[10] Quando se nasce há sempre esperança
EM AULYIA,
de Véronica Murguía (Ed. ASA)
diz-se que:
Aulyia não chorou quando nasceu [...].
A menina tinha um problema na perna.
Além disso, era muito pequena;
um cachorrinho silencioso que não chorava,
um rato do deserto.
Contavam as mulheres que cuidavam dela que,
quando se aproximavam da menina durante a noite,
esta seguia os seus movimentos com o olhar.

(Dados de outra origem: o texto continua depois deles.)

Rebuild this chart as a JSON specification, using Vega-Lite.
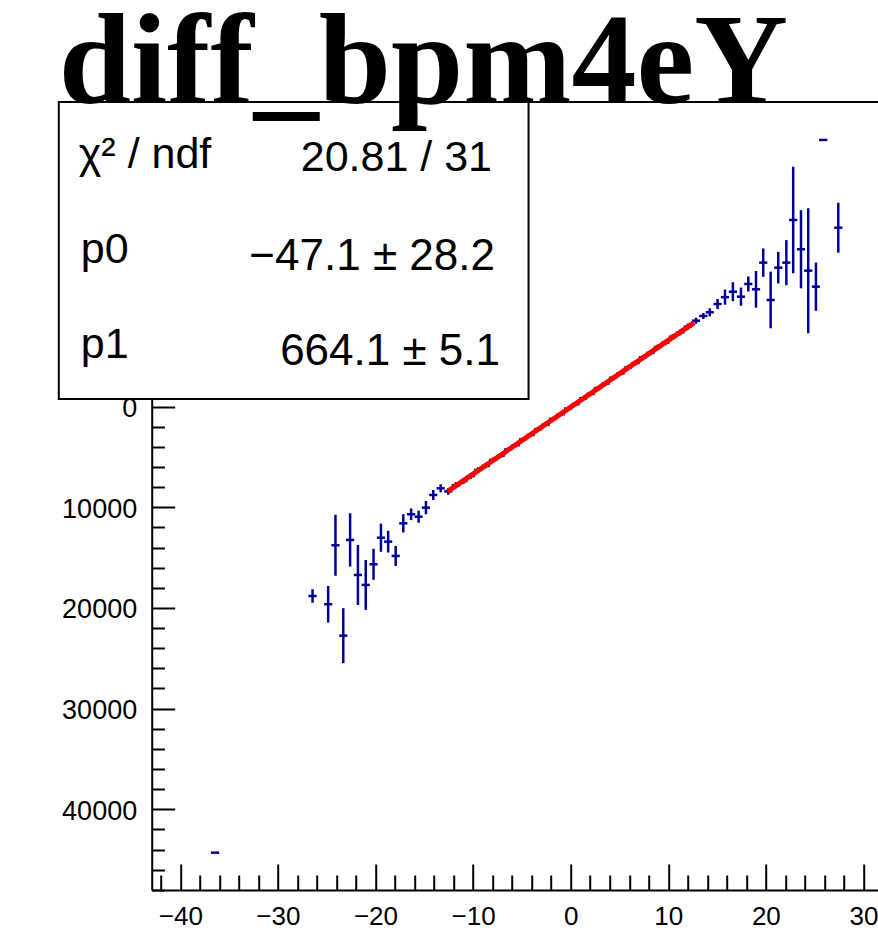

«É como se conseguisse ver no escuro»?,
sussurravam entre si.
Os velhos, o marido e algumas mulheres perguntavam:
«- De que serve à tribo uma fêmea côxa?»
Leila, a mãe, encolhia os ombros e respondia despreocupada:
«De alguma coisa há-de servir...
e também se diz que
A menina fazia-a feliz.
Quando nos escasso momentos de lucidez
que se seguiram ao parto
viu o seu próprio rosto
desenhado naquelas feições minúsculas,
sentiu uma alegriu desconhecida
que a surpreendeu
por entre os suores e a febre.
Por vezes, a literatura «menor»
dá-nos sugestões estupendas.
A mim diz-me que
quando se nasce há sempre esperança.